In the days following his comments, Blatter did inform reporters at a FIFA daily news briefing: “I would just like to say that I regret what has happened. I regret what I said about [the referee’s] actions in the match between Portugal and the Netherlands.”

His partial retraction failed to prevent referee Valentin Ivanov from being dropped by FIFA’s Referee’s Committee for the remainder of the tournament.

 

Aftermath

 

Though the Netherlands exited the World Cup that very evening and Portugal followed them at the semi-final stage, the eventual end of the two nations’ ruthless pursuits of glory signalled no such termination to the violence elsewhere at the tournament.

Further on-field troubles marred the climax of the quarter-final contested by Germany and Argentina, in which a mass brawl erupted between opposing players and staff following their tense penalty shootout, before, nine days later, the tournament’s final played host to one of the most infamous events in World Cup history: Zinedine Zidane’s headbutt on Marco Materazzi.

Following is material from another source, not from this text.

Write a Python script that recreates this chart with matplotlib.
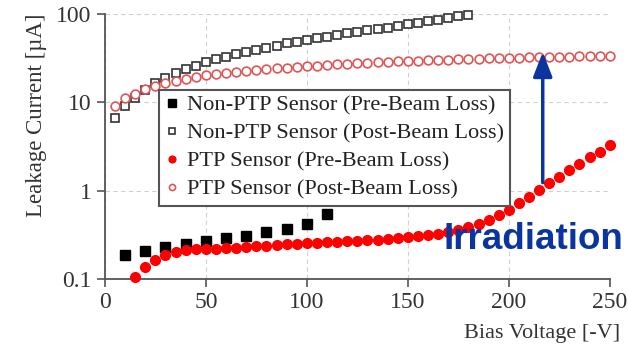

As for Portugal and the Netherlands henceforth, their tempestuous clash seemingly left few with grudges to bear. The two nations have since played each other twice – the first in the group stages of Euro 2012, followed by a friendly in 2013 – and with just five bookings shared between the teams over the course of the two matches it appears the hatchet has been buried well.

While the two countries have since returned to their old ways, their eternal rivals Spain and Germany once again the object of their fans’ so-called affections, The Battle of Nuremberg ensured that, even for just one game, the two became the best of rivals, at the centre of a contest likely to live on in the minds of its spectators for generations to come.